At Berkeley est une leçon de cinéma, touffue – passant sans complexe la barre des quatre heures – mais fluide, tant paroles et images circulent souplement pour capter un semestre sur le campus. C’est un condensé de ce qui fait de Wiseman ce qu’il est, le grand anatomiste des corps collectifs, observateur scrupuleux des systèmes clos où des hommes vivent, s’affairent, s’affrontent. Institutions vénérables (La Danse, le ballet de l’Opéra de Paris), microcosmes en tout genre (le « monument » érotique, touristique et artistique qu’est le Crazy Horse ; un club d’amateurs du noble art dans Boxing Gym) : à chaque fois, Wiseman, vétéran du docu, déjoue images d’Épinal, idées reçues, représentations monolithiques. C’est sa méthode : sortir des chemins trop balisés, emprunter des sentiers bifurquant, multipliant les voies de traverse ; embrasser dans ses films la variété d’un monde ; montrer, au lieu d’un Berkeley confit dans la nostalgie de l’activisme d’antan, une mosaïque complexe, incroyablement diverse.
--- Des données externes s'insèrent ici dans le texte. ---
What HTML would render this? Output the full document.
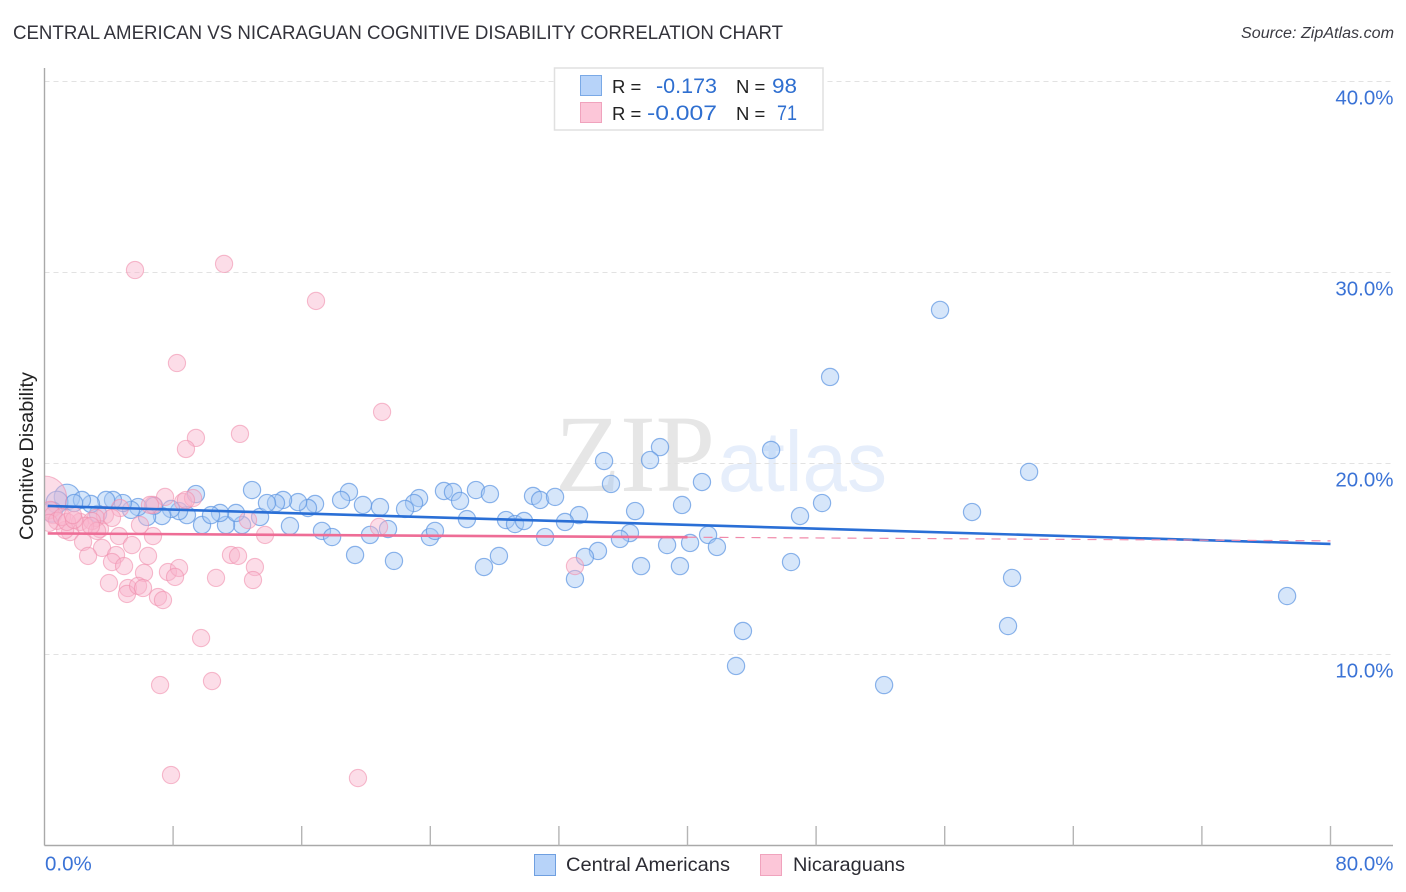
<!DOCTYPE html>
<html lang="en">
<head>
<meta charset="utf-8">
<title>Central American vs Nicaraguan Cognitive Disability Correlation Chart</title>
<style>
html,body{margin:0;padding:0;background:#fff;width:1406px;height:892px;overflow:hidden}
svg{display:block;font-family:"Liberation Sans",sans-serif}
</style>
</head>
<body>
<svg id="chart" xmlns="http://www.w3.org/2000/svg" width="1406" height="892" viewBox="0 0 1406 892">
  <defs><clipPath id="plot-clip"><rect x="45" y="68" width="1350" height="778"/></clipPath></defs>
  <text x="555" y="491" font-family="'Liberation Serif',serif" font-size="110" fill="#e6e6e6" textLength="160" lengthAdjust="spacingAndGlyphs">ZIP</text>
  <text x="718" y="491" font-size="85" fill="#e6eefb" textLength="169" lengthAdjust="spacingAndGlyphs">atlas</text>
  <g id="grid"></g>
  <g id="blue-points" clip-path="url(#plot-clip)"></g>
  <g id="pink-points" clip-path="url(#plot-clip)"></g>
  <g id="trends"></g>
  <g id="axes"></g>

  <text x="13" y="39" font-size="19" fill="#33333b" textLength="770" lengthAdjust="spacingAndGlyphs">CENTRAL AMERICAN VS NICARAGUAN COGNITIVE DISABILITY CORRELATION CHART</text>
  <text x="1241" y="38" font-size="15.5" font-style="italic" fill="#3a3a42" textLength="153" lengthAdjust="spacingAndGlyphs">Source: ZipAtlas.com</text>
  <text transform="translate(33,540) rotate(-90)" font-size="19" fill="#222" textLength="168" lengthAdjust="spacingAndGlyphs">Cognitive Disability</text>

  <g>
    <rect x="554.5" y="68" width="268.5" height="62" fill="#fff" stroke="#e0e0e0" stroke-width="1.5"/>
    <rect x="580.5" y="75.5" width="21" height="20" fill="#b7d3f9" stroke="#7aa9e6" stroke-width="1"/>
    <rect x="580.5" y="102.5" width="21" height="20" fill="#fcc6d8" stroke="#f0a3bd" stroke-width="1"/>
    <text x="612" y="93" font-size="18.5" fill="#222">R =</text>
    <text x="656" y="93" font-size="21" fill="#2f6fd0" textLength="61" lengthAdjust="spacingAndGlyphs">-0.173</text>
    <text x="736" y="93" font-size="18.5" fill="#222">N =</text>
    <text x="772" y="93" font-size="21" fill="#2f6fd0" textLength="25" lengthAdjust="spacingAndGlyphs">98</text>
    <text x="612" y="120" font-size="18.5" fill="#222">R =</text>
    <text x="647" y="120" font-size="21" fill="#2f6fd0" textLength="70" lengthAdjust="spacingAndGlyphs">-0.007</text>
    <text x="736" y="120" font-size="18.5" fill="#222">N =</text>
    <text x="777" y="120" font-size="21" fill="#2f6fd0" textLength="20" lengthAdjust="spacingAndGlyphs">71</text>
  </g>

  <g>
    <g>
      <rect x="534.5" y="854.5" width="21" height="21" fill="#b7d3f9" stroke="#6f9fe0" stroke-width="1"/>
      <text x="566" y="871" font-size="19.5" fill="#2b2b33" textLength="164" lengthAdjust="spacingAndGlyphs">Central Americans</text>
    </g>
    <g>
      <rect x="760.5" y="854.5" width="21" height="21" fill="#fcc6d8" stroke="#f0a3bd" stroke-width="1"/>
      <text x="793" y="871" font-size="19.5" fill="#2b2b33" textLength="112" lengthAdjust="spacingAndGlyphs">Nicaraguans</text>
    </g>
  </g>
</svg>
<script>
var blueX = [1.40,0.78,0.47,55.71,48.87,45.20,38.29,37.67,34.81,61.25,40.90,35.24,12.91,9.42,18.94,24.85,25.41,26.84,27.71,25.85,23.30,22.99,22.43,30.39,30.83,31.76,39.66,48.37,47.00,57.70,36.74,33.25,32.38,26.28,28.71,29.27,29.83,31.14,23.98,24.29,21.37,20.25,17.26,17.89,15.27,12.29,13.41,11.29,9.80,41.28,36.42,35.80,34.43,33.62,38.73,40.16,41.83,28.27,27.34,21.74,19.32,37.11,39.53,33.00,46.44,60.19,77.30,59.94,43.45,43.02,52.23,19.81,20.87,18.45,16.83,16.39,15.77,14.84,14.40,13.84,11.91,10.92,10.36,8.86,8.37,7.87,7.31,6.81,6.38,5.82,5.38,4.88,4.26,3.83,3.33,2.89,2.33,1.84];
var blueY = [18.25,17.98,17.46,28.04,24.53,20.71,20.86,20.18,20.13,19.56,19.03,18.93,18.61,18.40,18.51,18.56,18.51,18.61,18.40,18.04,18.19,17.93,17.62,18.30,18.09,18.25,17.83,17.93,17.25,17.46,17.51,17.30,16.94,17.09,17.04,16.83,16.99,16.15,16.15,16.47,16.57,16.26,16.47,16.15,16.73,16.78,17.20,16.78,16.78,16.26,16.36,16.05,15.42,15.11,15.73,15.84,15.63,15.16,14.58,14.90,15.21,14.63,14.63,13.95,14.84,14.01,13.06,11.49,11.23,9.40,8.40,17.83,17.72,18.09,17.88,17.67,17.98,18.09,17.93,17.93,17.41,17.41,17.30,17.30,17.51,17.62,17.25,17.78,17.20,17.72,17.57,17.93,18.09,18.09,17.36,17.88,18.09,17.93];
var blueWeights = [2.2,1.6,1.4];
var pinkX = [0.02,5.63,11.17,16.89,8.24,21.00,12.16,9.42,8.80,7.50,6.75,8.62,9.24,4.70,3.76,5.94,6.75,4.63,3.45,2.21,1.59,1.28,2.40,3.58,5.44,6.44,2.71,4.45,4.20,4.95,6.19,4.01,5.19,5.13,5.82,6.13,7.06,7.37,7.68,8.37,8.12,11.60,12.04,10.67,13.09,12.97,13.72,12.66,9.74,7.19,10.42,7.87,19.50,20.81,33.00,3.20,2.95,2.52,0.34,0.53,0.78,0.28,1.09,1.40,1.84,3.27,2.89,4.20,6.56,8.80,1.77];
var pinkY = [18.20,30.13,30.45,28.51,25.26,22.70,21.55,21.34,20.76,18.25,17.83,17.98,18.19,17.67,17.30,16.78,16.20,16.20,16.57,16.94,16.41,16.52,15.89,15.58,15.73,15.16,15.16,15.21,14.84,14.63,14.27,13.74,13.48,13.17,13.59,13.48,13.01,12.85,14.32,14.53,14.06,15.21,15.16,14.01,14.58,13.90,16.26,17.04,10.86,8.40,8.61,3.69,3.53,16.68,14.63,17.15,16.99,16.73,17.57,17.30,17.00,16.89,17.20,16.94,17.05,16.47,16.73,17.15,17.83,18.09,17.30];
var pinkWeights = [6.4,1,1,1];
var xTickValues = [0,8,16,24,32,40,48,56,64,72,80];
var xTickLabels = ["0.0%","80.0%"];
var yTickValues = [10,20,30,40];
var yTickLabels = ["10.0%","20.0%","30.0%","40.0%"];
var blueTrendX = [0.2,80];
var blueTrendY = [17.78,15.79];
var pinkTrendX = [0.2,40,80];
var pinkTrendY = [16.34,16.14,15.95];

function xS(v){return 44.5+v*16.075;}
function yS(v){return 654.5-(v-10)*19.1;}
function mk(parent,tag,attrs){
  var el=document.createElementNS('http://www.w3.org/2000/svg',tag);
  for(var k in attrs){el.setAttribute(k,attrs[k]);}
  parent.appendChild(el);
  return el;
}
var LEFT=44.5,RIGHT=1393,BOTTOM=845.5,TOP=68;
var LABEL_SIZE=20.5;
var grid=document.getElementById('grid');
var axes=document.getElementById('axes');
yTickValues.forEach(function(v,i){
  var g=mk(grid,'line',{x1:LEFT,x2:RIGHT,y1:yS(v),y2:yS(v),stroke:'#e2e2e2','stroke-width':1,'stroke-dasharray':'5 4'});
  
  
  var t=mk(axes,'text',{x:RIGHT+0.5,y:yS(v)+23,'font-size':LABEL_SIZE,fill:'#3b73d6','text-anchor':'end'});
  t.textContent=yTickLabels[i];
  
  
});
var ax=mk(axes,'line',{x1:LEFT,x2:LEFT,y1:TOP,y2:BOTTOM,stroke:'#a9a9a9','stroke-width':1.4});


var ay=mk(axes,'line',{x1:LEFT,x2:RIGHT,y1:BOTTOM,y2:BOTTOM,stroke:'#a9a9a9','stroke-width':1.4});


xTickValues.forEach(function(v){
  if(v===0){return;}
  var tk=mk(axes,'line',{x1:xS(v),x2:xS(v),y1:826,y2:BOTTOM,stroke:'#b5b5b5','stroke-width':1.4});
  
  
});
var xl0=mk(axes,'text',{x:xS(xTickValues[0])+0.5,y:870.5,'font-size':LABEL_SIZE,fill:'#3b73d6'});
xl0.textContent=xTickLabels[0];


var xl1=mk(axes,'text',{x:RIGHT+0.5,y:870.5,'font-size':LABEL_SIZE,fill:'#3b73d6','text-anchor':'end'});
xl1.textContent=xTickLabels[1];



var BASE_R=8.6;
function radius(w,i){var k=w[i]===undefined?1:w[i];return BASE_R*Math.sqrt(k);}
var blueG=document.getElementById('blue-points');
blueX.forEach(function(x,i){
  var c=mk(blueG,'circle',{cx:xS(x),cy:yS(blueY[i]),r:radius(blueWeights,i),fill:'#a6c8f4','fill-opacity':0.46,stroke:'#5f97e2','stroke-opacity':0.72,'stroke-width':1.2});
  
  
});
var pinkG=document.getElementById('pink-points');
pinkX.forEach(function(x,i){
  var c=mk(pinkG,'circle',{cx:xS(x),cy:yS(pinkY[i]),r:radius(pinkWeights,i),fill:'#f9b4cb','fill-opacity':0.45,stroke:'#f08fae','stroke-opacity':0.6,'stroke-width':1.1});
  
  
});
var trends=document.getElementById('trends');
var tb=mk(trends,'line',{x1:xS(blueTrendX[0]),y1:yS(blueTrendY[0]),x2:xS(blueTrendX[1]),y2:yS(blueTrendY[1]),stroke:'#2a6fd6','stroke-width':2.6});


var tp=mk(trends,'line',{x1:xS(pinkTrendX[0]),y1:yS(pinkTrendY[0]),x2:xS(pinkTrendX[1]),y2:yS(pinkTrendY[1]),stroke:'#ee6d96','stroke-width':2.6});


var td=mk(trends,'line',{x1:xS(pinkTrendX[1]),y1:yS(pinkTrendY[1]),x2:xS(pinkTrendX[2]),y2:yS(pinkTrendY[2]),stroke:'#f08aaa','stroke-width':1.2,'stroke-dasharray':'9 7'});


</script>
</body>
</html>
À l’instar de la foule bigarrée peuplant le champ de la caméra. Les gros plans abondent – autant de façons, au sein de cette juxtaposition alvéolaire de communautés qu’est l’université (classes, séminaires, réunions du staff…), de faire ressortir visages et individus. C’est une des marques de fabrique du cinéma de Wiseman : saisir un groupe sans diluer ses composantes dans l’anonymat. Soit une discussion lors d’un atelier de sciences éco : Wiseman cadre de très près une étudiante d’origine caribéenne ; un jeune homme au menton orné d’une petite barbe ; une étudiante en veste blanche. Chacun, dans l’oeil de la caméra, a droit à l’existence. Wiseman sait capter les traits – mimiques, élocution – singularisant ceux qu’il observe, les caractérisant comme on caractériserait des personnages de fiction en leur donnant tel geste ou tel comportement. Prenez cette réunion qui, apparemment, n’a rien de folichon. Ordre du jour : les relations entre le campus et les autres instances, l’État et la ville. Mais si Wiseman enregistre fidèlement la discussion, sa caméra enregistre ce qui se passe en dessous, cette « sous-conversation » des corps et des attitudes. Telle cette femme, avec son gobelet Starbucks, buvant son café, adressant un clin d’oeil à un autre participant.